**Set problem**
Make an exact transcription of the material, leaving out all images.

═════ Supplied material ═════

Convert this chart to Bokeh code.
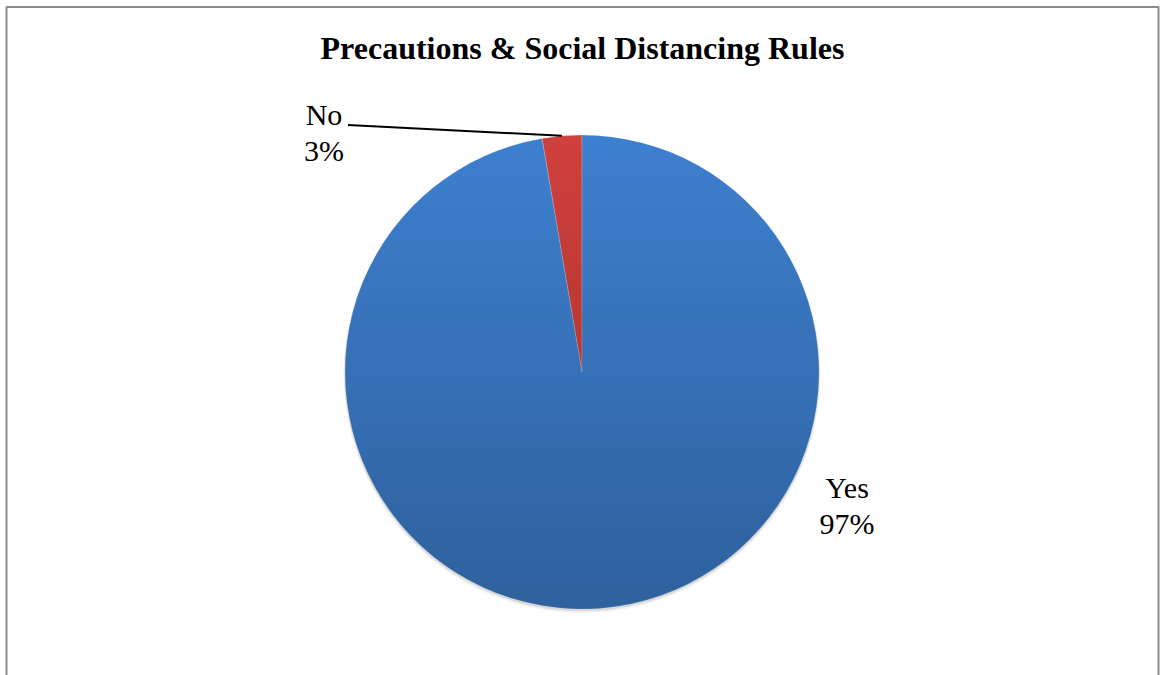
import math
import numpy as np
from bokeh.plotting import figure
from bokeh.models import Range1d, BoxAnnotation, ColumnDataSource
from bokeh.core.properties import value
from bokeh.embed import file_html
from bokeh.resources import INLINE

# ---- data ----
title = "Precautions & Social Distancing Rules"
categories = ["No", "Yes"]
shares = [2.7, 97.3]          # estimated slice sizes (%)
pct_labels = ["3%", "97%"]
colors = ["#d0403c", "#3e80d0"]

W, H = 1160, 675
FONT = "Liberation Serif"

p = figure(width=W, height=H, x_range=Range1d(0, W), y_range=Range1d(0, H),
           output_backend="svg", toolbar_location=None, min_border=0)
p.axis.visible = False
p.grid.visible = False
p.outline_line_color = None
p.background_fill_color = "white"
p.border_fill_color = "white"

# chart frame
p.add_layout(BoxAnnotation(left=6, right=1158, top=H - 6.5, bottom=-20,
                           fill_alpha=0, line_color="#8c8c8c", line_alpha=1.0, line_width=2))

cx, cy, R = 581.5, H - 371.5, 237.0

# soft shadow
p.circle(x=[cx], y=[cy - 2.5], radius=R + 1.5, fill_color="black", fill_alpha=0.06, line_color=None)
p.circle(x=[cx], y=[cy - 1.5], radius=R + 0.5, fill_color="black", fill_alpha=0.10, line_color=None)

# slices, starting at 12 o'clock
total = sum(shares)
starts, ends, mids = [], [], []
a0 = math.pi / 2
for s in shares:
    span = s / total * 2 * math.pi
    starts.append(a0)
    ends.append(a0 + span)
    mids.append(a0 + span / 2)
    a0 += span

src = ColumnDataSource(dict(cat=categories, start=starts, end=ends, color=colors))
p.wedge(x=cx, y=cy, radius=R, start_angle="start", end_angle="end", source=src,
        fill_color="color", line_color="white", line_alpha=0.2, line_width=1)

# vertical shading (darker toward bottom): non-overlapping pixel-aligned bands
top = math.ceil(cy + R) + 1
bot = math.floor(cy - R) - 1
step = 3
xs, ys, alphas = [], [], []
yb = top
while yb > bot:
    y1, y2 = yb, max(yb - step, bot)
    yy = np.linspace(max(min(y1, cy + R), cy - R), max(min(y2, cy + R), cy - R), 6)
    half = np.sqrt(np.clip(R * R - (yy - cy) ** 2, 0, None))
    px = list(cx + half) + list((cx - half)[::-1])
    py = list(yy) + list(yy[::-1])
    py = [min(max(v, y2), y1) for v in py]
    xs.append(px)
    ys.append(py)
    f = (top - (y1 + y2) / 2) / (top - bot)
    alphas.append(0.25 * f)
    yb = y2
p.patches(xs=xs, ys=ys, fill_color="black", fill_alpha=alphas, line_color=None)

# title
p.text(x=[582], y=[H - 47], text=[title], text_font=value(FONT), text_font_style="bold",
       text_font_size="32px", text_align="center", text_baseline="alphabetic", text_color="black")

# data labels (offset positions relative to centre)
lab_dx = [-258, 265]
lab_dy = [258, -115]
for i, c in enumerate(categories):
    lx, ly = cx + lab_dx[i], cy + lab_dy[i]
    p.text(x=[lx], y=[ly], text=[c], text_font=value(FONT), text_font_size="30px",
           text_align="center", text_baseline="alphabetic", text_color="black")
    p.text(x=[lx], y=[ly - 36], text=[pct_labels[i]], text_font=value(FONT), text_font_size="30px",
           text_align="center", text_baseline="alphabetic", text_color="black")

# leader line for the small slice
i = 0
ex, ey = cx + R * math.cos(mids[i]), cy + R * math.sin(mids[i])
p.line(x=[cx + lab_dx[i] + 24, ex], y=[cy + 247, ey], line_color="black", line_width=2)

open("out.html", "w").write(file_html(p, INLINE))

═════

**Task output**
Convert this chart to Bokeh code.
import math
import numpy as np
from bokeh.plotting import figure
from bokeh.models import Range1d, BoxAnnotation, ColumnDataSource
from bokeh.core.properties import value
from bokeh.embed import file_html
from bokeh.resources import INLINE

# ---- data ----
title = "Precautions & Social Distancing Rules"
categories = ["No", "Yes"]
shares = [2.7, 97.3]          # estimated slice sizes (%)
pct_labels = ["3%", "97%"]
colors = ["#d0403c", "#3e80d0"]

W, H = 1160, 675
FONT = "Liberation Serif"

p = figure(width=W, height=H, x_range=Range1d(0, W), y_range=Range1d(0, H),
           output_backend="svg", toolbar_location=None, min_border=0)
p.axis.visible = False
p.grid.visible = False
p.outline_line_color = None
p.background_fill_color = "white"
p.border_fill_color = "white"

# chart frame
p.add_layout(BoxAnnotation(left=6, right=1158, top=H - 6.5, bottom=-20,
                           fill_alpha=0, line_color="#8c8c8c", line_alpha=1.0, line_width=2))

cx, cy, R = 581.5, H - 371.5, 237.0

# soft shadow
p.circle(x=[cx], y=[cy - 2.5], radius=R + 1.5, fill_color="black", fill_alpha=0.06, line_color=None)
p.circle(x=[cx], y=[cy - 1.5], radius=R + 0.5, fill_color="black", fill_alpha=0.10, line_color=None)

# slices, starting at 12 o'clock
total = sum(shares)
starts, ends, mids = [], [], []
a0 = math.pi / 2
for s in shares:
    span = s / total * 2 * math.pi
    starts.append(a0)
    ends.append(a0 + span)
    mids.append(a0 + span / 2)
    a0 += span

src = ColumnDataSource(dict(cat=categories, start=starts, end=ends, color=colors))
p.wedge(x=cx, y=cy, radius=R, start_angle="start", end_angle="end", source=src,
        fill_color="color", line_color="white", line_alpha=0.2, line_width=1)

# vertical shading (darker toward bottom): non-overlapping pixel-aligned bands
top = math.ceil(cy + R) + 1
bot = math.floor(cy - R) - 1
step = 3
xs, ys, alphas = [], [], []
yb = top
while yb > bot:
    y1, y2 = yb, max(yb - step, bot)
    yy = np.linspace(max(min(y1, cy + R), cy - R), max(min(y2, cy + R), cy - R), 6)
    half = np.sqrt(np.clip(R * R - (yy - cy) ** 2, 0, None))
    px = list(cx + half) + list((cx - half)[::-1])
    py = list(yy) + list(yy[::-1])
    py = [min(max(v, y2), y1) for v in py]
    xs.append(px)
    ys.append(py)
    f = (top - (y1 + y2) / 2) / (top - bot)
    alphas.append(0.25 * f)
    yb = y2
p.patches(xs=xs, ys=ys, fill_color="black", fill_alpha=alphas, line_color=None)

# title
p.text(x=[582], y=[H - 47], text=[title], text_font=value(FONT), text_font_style="bold",
       text_font_size="32px", text_align="center", text_baseline="alphabetic", text_color="black")

# data labels (offset positions relative to centre)
lab_dx = [-258, 265]
lab_dy = [258, -115]
for i, c in enumerate(categories):
    lx, ly = cx + lab_dx[i], cy + lab_dy[i]
    p.text(x=[lx], y=[ly], text=[c], text_font=value(FONT), text_font_size="30px",
           text_align="center", text_baseline="alphabetic", text_color="black")
    p.text(x=[lx], y=[ly - 36], text=[pct_labels[i]], text_font=value(FONT), text_font_size="30px",
           text_align="center", text_baseline="alphabetic", text_color="black")

# leader line for the small slice
i = 0
ex, ey = cx + R * math.cos(mids[i]), cy + R * math.sin(mids[i])
p.line(x=[cx + lab_dx[i] + 24, ex], y=[cy + 247, ey], line_color="black", line_width=2)

open("out.html", "w").write(file_html(p, INLINE))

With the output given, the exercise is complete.